Callejones tras el Burro del Mezcal
La manera más divertida y original de conocer el centro de Zacatecas consiste en recorrerlo bailando al son de una banda de música regional en pos de un burro cargado de mezcal, la bebida alcohólica más popular de Zacatecas, que se obtiene por destilación del agave, un característico cactus mexicano (el tequila es un tipo de mezcal elaborado a partir del agave azul). Cada participante recibe un jarrito de barro con una cinta para colgárselo al cuello, mientras trata de revivir una antigua tradición zacatecana. La carga habitual de las mulas de la mina se transformaba en otra de barriles de mezcal cuando, tras cobrar la paga semanal, músicos y mineros salían por los callejones a rondar a las muchachas para que se asomaran a los balcones. Para saber más sobre la cultura del mezcal se han diseñado varias rutas turísticas que acercan a las plantaciones y destilerías estatales del agave o a los locales urbanos donde se venden las mejores marcas. Por supuesto, hay que tener moderación en su consumo.

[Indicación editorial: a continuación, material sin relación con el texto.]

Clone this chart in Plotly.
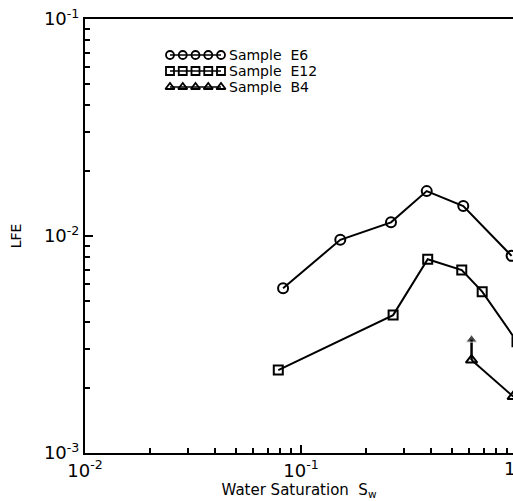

La ruta histórica de la Plata de Santa Fe
La antigua red de comunicación entre los centros mineros de la Nueva España y la ciudad de México constituye en la actualidad una ruta histórica de casi tres mil kilómetros de extensión que fue distinguida en el año 2010 como Patrimonio Cultural de la Humanidad por la Unesco. Esta ruta se llama Camino Real de Tierra Adentro y también es conocida como Camino de la Plata o Camino a Santa Fe, que es la ciudad de Nuevo México (ya en Estados Unidos) donde termina (www.elcaminoreal.inah.gob.mx). En las proximidades de Zacatecas –que forma parte de la ruta–, la senda atraviesa la antigua población de Guadalupe –hoy prácticamente integrada en el casco urbano zacatecano–, donde está uno de los museos de arte virreinal más valiosos de toda América Latina. Instalado en el Antiguo Colegio de Nuestra Señora de Guadalupe, también de atractiva sillería rosada, este museo alberga en sus veintisiete salas unas ochocientas obras de los mejores pintores de los tiempos coloniales.